- **SET PROBLEM**:
Extract the lines of the material below, beginning with the first and ending with the line that holds "const yAxisTitle = 'Mass (mgCOD)';". Skip every picture.

- **GIVEN DATA**:
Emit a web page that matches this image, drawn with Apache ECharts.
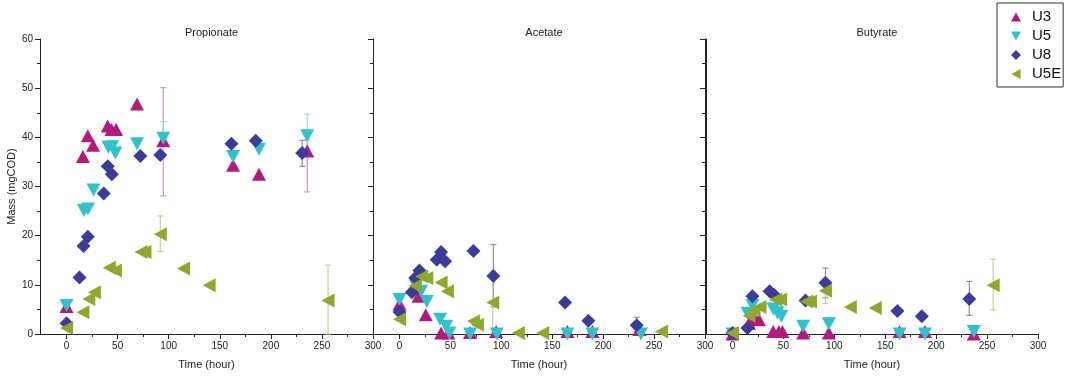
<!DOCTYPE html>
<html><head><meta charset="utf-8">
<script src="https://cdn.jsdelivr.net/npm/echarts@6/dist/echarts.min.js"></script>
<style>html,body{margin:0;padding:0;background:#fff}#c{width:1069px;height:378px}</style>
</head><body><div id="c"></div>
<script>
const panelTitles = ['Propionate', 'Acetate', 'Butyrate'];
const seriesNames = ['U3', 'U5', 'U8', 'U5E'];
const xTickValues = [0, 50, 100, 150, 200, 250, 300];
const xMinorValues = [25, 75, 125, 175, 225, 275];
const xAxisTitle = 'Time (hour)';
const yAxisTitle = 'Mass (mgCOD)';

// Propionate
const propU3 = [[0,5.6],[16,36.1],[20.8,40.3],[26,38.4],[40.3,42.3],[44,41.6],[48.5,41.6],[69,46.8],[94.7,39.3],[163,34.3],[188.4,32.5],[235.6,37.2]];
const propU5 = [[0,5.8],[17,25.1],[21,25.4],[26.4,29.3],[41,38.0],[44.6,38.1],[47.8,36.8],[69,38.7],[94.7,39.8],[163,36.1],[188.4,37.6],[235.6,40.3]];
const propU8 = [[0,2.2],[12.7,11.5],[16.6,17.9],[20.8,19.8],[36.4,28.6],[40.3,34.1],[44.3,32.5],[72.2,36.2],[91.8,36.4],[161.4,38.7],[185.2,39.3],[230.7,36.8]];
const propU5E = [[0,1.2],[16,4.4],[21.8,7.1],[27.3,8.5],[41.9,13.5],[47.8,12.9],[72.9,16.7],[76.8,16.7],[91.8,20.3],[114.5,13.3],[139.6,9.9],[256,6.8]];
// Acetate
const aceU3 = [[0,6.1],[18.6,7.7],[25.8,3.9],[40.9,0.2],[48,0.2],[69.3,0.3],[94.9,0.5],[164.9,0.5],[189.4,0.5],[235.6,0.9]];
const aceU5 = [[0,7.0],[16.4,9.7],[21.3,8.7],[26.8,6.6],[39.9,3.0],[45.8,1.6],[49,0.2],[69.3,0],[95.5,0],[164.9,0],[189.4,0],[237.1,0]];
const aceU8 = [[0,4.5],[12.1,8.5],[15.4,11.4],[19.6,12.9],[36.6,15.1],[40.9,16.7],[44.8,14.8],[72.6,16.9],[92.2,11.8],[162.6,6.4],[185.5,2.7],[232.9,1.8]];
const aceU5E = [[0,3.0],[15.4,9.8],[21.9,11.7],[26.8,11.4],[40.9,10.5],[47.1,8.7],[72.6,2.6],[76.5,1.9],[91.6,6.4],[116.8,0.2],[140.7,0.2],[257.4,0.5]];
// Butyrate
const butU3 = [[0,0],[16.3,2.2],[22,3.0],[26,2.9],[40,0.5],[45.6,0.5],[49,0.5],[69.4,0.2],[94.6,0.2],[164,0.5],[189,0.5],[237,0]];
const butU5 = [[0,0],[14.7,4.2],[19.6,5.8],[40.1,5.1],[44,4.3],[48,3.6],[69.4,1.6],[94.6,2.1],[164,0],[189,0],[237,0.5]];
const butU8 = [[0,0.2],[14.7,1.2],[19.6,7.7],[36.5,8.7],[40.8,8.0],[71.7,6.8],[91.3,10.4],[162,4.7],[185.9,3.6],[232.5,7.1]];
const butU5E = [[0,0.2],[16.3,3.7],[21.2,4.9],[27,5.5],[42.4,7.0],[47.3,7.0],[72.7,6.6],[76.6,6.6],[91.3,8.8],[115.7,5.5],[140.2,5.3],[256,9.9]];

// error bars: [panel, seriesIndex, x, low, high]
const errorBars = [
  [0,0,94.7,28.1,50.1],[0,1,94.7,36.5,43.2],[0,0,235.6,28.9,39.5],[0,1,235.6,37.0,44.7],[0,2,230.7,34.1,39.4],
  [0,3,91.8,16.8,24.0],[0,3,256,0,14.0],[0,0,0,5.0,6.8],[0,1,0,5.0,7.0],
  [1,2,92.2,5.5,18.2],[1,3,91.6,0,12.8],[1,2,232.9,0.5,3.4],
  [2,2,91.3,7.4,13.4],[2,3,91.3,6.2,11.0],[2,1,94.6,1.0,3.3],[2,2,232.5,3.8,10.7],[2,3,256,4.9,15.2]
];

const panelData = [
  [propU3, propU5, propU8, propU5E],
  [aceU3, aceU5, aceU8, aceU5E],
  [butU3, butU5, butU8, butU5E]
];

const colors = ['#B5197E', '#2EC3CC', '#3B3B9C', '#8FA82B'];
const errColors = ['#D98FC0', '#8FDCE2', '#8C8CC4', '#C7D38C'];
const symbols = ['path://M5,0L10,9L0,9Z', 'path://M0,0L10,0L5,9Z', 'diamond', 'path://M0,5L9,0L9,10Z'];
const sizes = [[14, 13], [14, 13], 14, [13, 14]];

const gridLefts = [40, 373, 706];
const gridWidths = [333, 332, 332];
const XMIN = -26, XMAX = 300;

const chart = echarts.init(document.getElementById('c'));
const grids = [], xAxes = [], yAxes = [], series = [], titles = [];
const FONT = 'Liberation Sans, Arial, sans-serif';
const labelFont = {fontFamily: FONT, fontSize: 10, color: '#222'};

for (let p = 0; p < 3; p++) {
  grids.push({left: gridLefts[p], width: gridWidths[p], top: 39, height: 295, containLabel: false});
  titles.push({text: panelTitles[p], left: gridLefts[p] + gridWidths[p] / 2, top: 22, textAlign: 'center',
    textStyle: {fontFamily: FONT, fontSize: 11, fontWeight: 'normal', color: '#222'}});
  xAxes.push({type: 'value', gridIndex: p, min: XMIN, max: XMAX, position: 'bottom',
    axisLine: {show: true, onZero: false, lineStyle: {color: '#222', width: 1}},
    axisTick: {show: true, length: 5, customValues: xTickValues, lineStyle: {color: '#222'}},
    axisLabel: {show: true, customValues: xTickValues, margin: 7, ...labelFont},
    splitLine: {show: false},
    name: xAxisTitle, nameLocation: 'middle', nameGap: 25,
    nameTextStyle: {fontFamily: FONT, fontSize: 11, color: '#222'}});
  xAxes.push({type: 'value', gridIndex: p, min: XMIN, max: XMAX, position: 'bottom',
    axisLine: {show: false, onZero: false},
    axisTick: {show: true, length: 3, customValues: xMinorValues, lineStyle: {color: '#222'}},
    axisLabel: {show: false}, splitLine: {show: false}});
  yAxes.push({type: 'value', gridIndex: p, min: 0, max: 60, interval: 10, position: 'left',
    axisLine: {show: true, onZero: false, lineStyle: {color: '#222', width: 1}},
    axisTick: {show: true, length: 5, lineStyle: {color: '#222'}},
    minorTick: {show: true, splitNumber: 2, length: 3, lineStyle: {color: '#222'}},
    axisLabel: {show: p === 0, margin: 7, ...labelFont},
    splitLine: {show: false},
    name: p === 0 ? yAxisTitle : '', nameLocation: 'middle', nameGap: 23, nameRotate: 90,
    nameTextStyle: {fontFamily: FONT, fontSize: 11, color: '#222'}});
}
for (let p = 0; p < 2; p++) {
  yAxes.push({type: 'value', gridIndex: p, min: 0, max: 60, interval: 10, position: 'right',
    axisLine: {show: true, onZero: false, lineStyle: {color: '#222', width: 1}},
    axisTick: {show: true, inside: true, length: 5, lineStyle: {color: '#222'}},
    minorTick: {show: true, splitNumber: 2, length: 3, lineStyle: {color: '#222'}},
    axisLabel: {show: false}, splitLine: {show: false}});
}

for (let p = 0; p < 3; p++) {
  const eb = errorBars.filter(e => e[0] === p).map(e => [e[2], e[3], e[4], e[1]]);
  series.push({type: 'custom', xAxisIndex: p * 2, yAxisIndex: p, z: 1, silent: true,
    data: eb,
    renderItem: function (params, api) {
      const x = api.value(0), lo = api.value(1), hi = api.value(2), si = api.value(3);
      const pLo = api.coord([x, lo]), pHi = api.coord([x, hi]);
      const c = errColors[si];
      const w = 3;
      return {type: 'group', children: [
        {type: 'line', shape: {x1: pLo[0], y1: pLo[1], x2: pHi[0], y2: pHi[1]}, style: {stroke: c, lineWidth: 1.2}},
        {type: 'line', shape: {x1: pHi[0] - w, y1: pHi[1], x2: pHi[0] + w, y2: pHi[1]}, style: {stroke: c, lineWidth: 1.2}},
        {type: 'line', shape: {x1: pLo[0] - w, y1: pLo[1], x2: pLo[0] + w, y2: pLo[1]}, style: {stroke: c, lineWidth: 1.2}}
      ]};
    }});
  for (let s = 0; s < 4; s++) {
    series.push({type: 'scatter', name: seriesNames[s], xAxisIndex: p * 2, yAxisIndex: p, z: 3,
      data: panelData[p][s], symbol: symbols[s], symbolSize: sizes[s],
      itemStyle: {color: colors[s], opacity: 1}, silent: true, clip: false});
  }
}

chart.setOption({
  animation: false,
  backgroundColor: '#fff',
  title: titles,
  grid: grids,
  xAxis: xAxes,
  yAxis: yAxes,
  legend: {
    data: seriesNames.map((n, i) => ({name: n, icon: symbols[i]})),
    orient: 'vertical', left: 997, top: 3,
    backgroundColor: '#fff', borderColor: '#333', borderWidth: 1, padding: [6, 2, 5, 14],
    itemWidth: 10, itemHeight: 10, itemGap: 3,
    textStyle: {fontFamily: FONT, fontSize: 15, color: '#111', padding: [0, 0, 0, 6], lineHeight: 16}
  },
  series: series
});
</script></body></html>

- **RESULT FOR THIS TASK**:
Emit a web page that matches this image, drawn with Apache ECharts.
<!DOCTYPE html>
<html><head><meta charset="utf-8">
<script src="https://cdn.jsdelivr.net/npm/echarts@6/dist/echarts.min.js"></script>
<style>html,body{margin:0;padding:0;background:#fff}#c{width:1069px;height:378px}</style>
</head><body><div id="c"></div>
<script>
const panelTitles = ['Propionate', 'Acetate', 'Butyrate'];
const seriesNames = ['U3', 'U5', 'U8', 'U5E'];
const xTickValues = [0, 50, 100, 150, 200, 250, 300];
const xMinorValues = [25, 75, 125, 175, 225, 275];
const xAxisTitle = 'Time (hour)';
const yAxisTitle = 'Mass (mgCOD)';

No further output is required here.